People often say there are no married clergy in the Catholic Church. What they really mean is that there are no married clergy in the Latin or Western church. In the Oriental rites of the Catholic Church there are, of course, married clergy (though no married priest can become bishop). There is nothing secondary about these people: they are fully Catholic.

A married clergy seems to be a matter not of theology, but of discipline that arose from particular historical circumstances. As they no longer exist it is difficult to see why there should not now be married clergy.

These books address other and larger issues, but in different ways. By ‘Church’, Julia Ogilvy means the broad Christian community.

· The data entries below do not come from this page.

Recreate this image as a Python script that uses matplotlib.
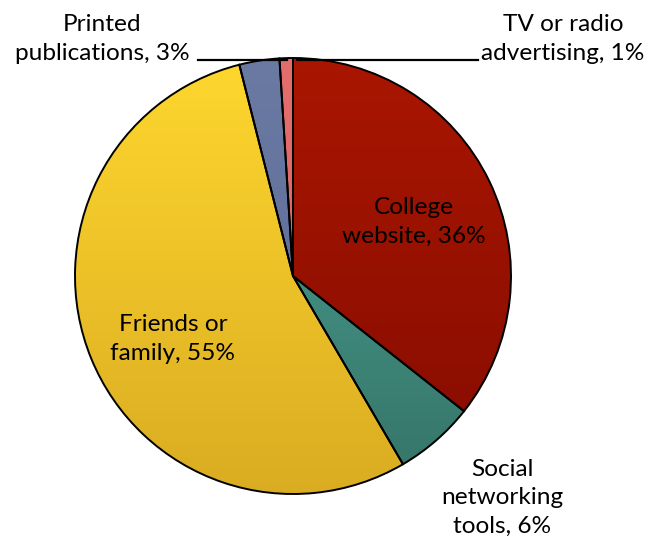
import numpy as np
import matplotlib.pyplot as plt
from matplotlib.colors import LinearSegmentedColormap

# data, clockwise from 12 o'clock
sources = ["College\nwebsite", "Social\nnetworking\ntools", "Friends or\nfamily",
           "Printed\npublications", "TV or radio\nadvertising"]
shares = [36, 6, 55, 3, 1]
top_cols = ["#A91600", "#4CA598", "#FED72E", "#6A7AA3", "#E46E6E"]
bot_cols = ["#850C00", "#357467", "#DAAC22", "#5A6994", "#D85F5F"]

W, H = 652, 541
cx, cy, r = 293, H - 276, 218

plt.rcParams['font.family'] = ['Lato', 'DejaVu Sans']

fig = plt.figure(figsize=(W / 100, H / 100), dpi=100)
ax = fig.add_axes([0, 0, 1, 1])

wedges, _ = ax.pie(shares, center=(cx, cy), radius=r, startangle=90,
                   counterclock=False, frame=True,
                   wedgeprops=dict(edgecolor='black', linewidth=1.4))
ax.set_xlim(0, W)
ax.set_ylim(0, H)
ax.set_aspect('equal')
ax.axis('off')

# vertical gradient inside each slice
grad = np.linspace(0, 1, 256).reshape(-1, 1)
for w, c1, c2 in zip(wedges, top_cols, bot_cols):
    cm = LinearSegmentedColormap.from_list('g', [c1, c2])
    im = ax.imshow(grad, cmap=cm, extent=[cx - r, cx + r, cy - r, cy + r],
                   aspect='auto', zorder=0.5, interpolation='bilinear')
    im.set_clip_path(w)
    w.set_facecolor('none')
    w.set_zorder(1)

fs = 17.6
lsp = 1.42
# label centres in pixels from top-left
label_pos = [(414, 222), (502, 498), (173, 339), (102, 39), (563, 39)]
for name, v, (x, y) in zip(sources, shares, label_pos):
    ax.text(x, H - y, f"{name}, {v}%", ha='center', va='center',
            fontsize=fs, linespacing=lsp, color='black', zorder=3)

# leader lines for the two thin slices
ax.plot([198, 287], [H - 60, H - 60], color='black', lw=1.6, zorder=2)
ax.plot([297, 478], [H - 60, H - 60], color='black', lw=1.6, zorder=2)

fig.savefig("out.png", dpi=100)
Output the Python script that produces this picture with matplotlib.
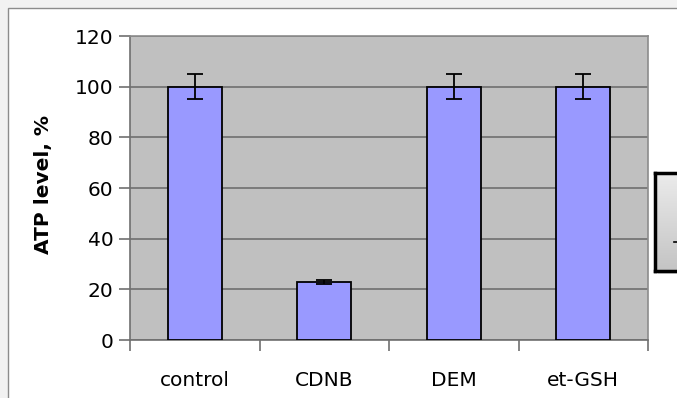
import matplotlib
matplotlib.use("Agg")
import matplotlib.pyplot as plt
import numpy as np
from matplotlib.patches import Rectangle
from matplotlib.colors import LinearSegmentedColormap

categories = ["control", "CDNB", "DEM", "et-GSH"]
values = [100, 23, 100, 100]
errors = [5, 0.7, 5, 5]
yticks = [0, 20, 40, 60, 80, 100, 120]

W, H = 677, 398
fig = plt.figure(figsize=(W / 100, H / 100), dpi=100)
fig.patch.set_facecolor("#f2f2f2")

# white chart panel
fig.patches.append(Rectangle((8 / W, -0.1), 1.2, 1 - 8 / H + 0.1, transform=fig.transFigure,
                             facecolor="white", edgecolor="#8c8c8c", linewidth=1.0, zorder=-10))

ax = fig.add_axes([130 / W, 1 - 340 / H, (648 - 130) / W, (340 - 36) / H])
ax.set_zorder(2)
ax.set_facecolor("#c0c0c0")
x = list(range(len(categories)))
ax.bar(x, values, width=0.42, color="#9999ff", edgecolor="black", linewidth=1.3, zorder=3)
ax.errorbar(x, values, yerr=errors, fmt="none", ecolor="black", elinewidth=1.3,
            capsize=6, capthick=1.3, zorder=4)
ax.set_xlim(-0.5, len(categories) - 0.5)
ax.set_ylim(0, 120)
ax.set_yticks(yticks)
ax.yaxis.grid(True, color="#6f6f6f", linewidth=1.2, zorder=1)
ax.set_axisbelow(True)
for s in ["top", "right"]:
    ax.spines[s].set_color("#8c8c8c")
    ax.spines[s].set_linewidth(1.2)
for s in ["left", "bottom"]:
    ax.spines[s].set_color("#6f6f6f")
    ax.spines[s].set_linewidth(1.2)

ax.set_xticks(x)
ax.set_xticklabels(categories, fontfamily="DejaVu Sans", fontsize=14.5)
ax.tick_params(axis="x", length=0, pad=22)
ax.set_xticks([i + 0.5 for i in range(-1, len(categories))], minor=True)
ax.tick_params(axis="x", which="minor", length=8, color="#6f6f6f", width=1.2)
ax.tick_params(axis="y", length=8, color="#6f6f6f", width=1.2, pad=4)
for lab in ax.get_yticklabels():
    lab.set_fontfamily("DejaVu Sans")
    lab.set_fontsize(14.5)

fig.text(43 / W, 1 - 185 / H, "ATP level, %", rotation=90, ha="center", va="center",
         fontfamily="DejaVu Sans", fontweight="bold", fontsize=14.5)

# legend box (cut off by the right edge), grey gradient with black frame
lx0, ly0, lw, lh = 655, 173, 40, 98
shadow = Rectangle(((lx0 + 3) / W, 1 - (ly0 + lh + 3) / H), lw / W, lh / H, transform=fig.transFigure,
                   facecolor="#d9d9d9", edgecolor="none", zorder=3)
fig.patches.append(shadow)
lax = fig.add_axes([lx0 / W, 1 - (ly0 + lh) / H, lw / W, lh / H])
lax.set_zorder(4)
cmap = LinearSegmentedColormap.from_list("g", ["#c4c4c4", "#ebebeb"])
grad = np.linspace(0, 1, 100).reshape(-1, 1)
lax.imshow(grad, cmap=cmap, aspect="auto", origin="lower", extent=[0, 1, 0, 1])
lax.set_xlim(0, 1)
lax.set_ylim(0, 1)
lax.set_xticks([])
lax.set_yticks([])
for s in lax.spines.values():
    s.set_color("black")
    s.set_linewidth(2.5)
lax.plot([19 / lw, 1.2], [1 - (242 - ly0) / lh] * 2, color="black", linewidth=1.2, clip_on=False)

fig.savefig("out.png", dpi=100)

In her book, Julia Ogilvy relates interviews with an array of exceptional women in pastoral roles in various Churches. And one has to say that meeting the women clergy of other Irish Churches is nearly always a congenial experience – they have remarkable talents in the pastoral and liturgical dimension of their jobs.

Julia Ogilvy talked to one interesting Catholic, Baroness Helena Kennedy, a leading figure of the British bar. She is a cradle Catholic and her trenchant opinions are put with great skill.

Mary T. Malone is deliberately more provocative. Hers is a deeply felt book. But one has to wonder if provocation is the way towards a settlement.

Going back to what one reads in the Gospels, one cannot but be impressed at the role of women in the life of Jesus. They seem in many ways to have been essential to his ministry. Now this was not, as in the case of Martha and Mary, a matter of practical affairs or personal support. It was also a matter of witness in dangerous times. It was the women after all who stood by the Cross, not the apostles. Where the men denied or doubted, they stayed resolute. It was to a woman that the risen Christ first showed himself.

Anyone considering the role of women in the Church has perhaps to ponder deeply on these facts, and not to allow themselves to be overawed by later developments which may well owe more to the nature of western society than the essential integrity of the Church itself.

We are a very long way off any happy conclusion to these controversies. In these two books the matter in its varied dimensions is aired in different ways. They make for interesting reading, but they are far from the last word.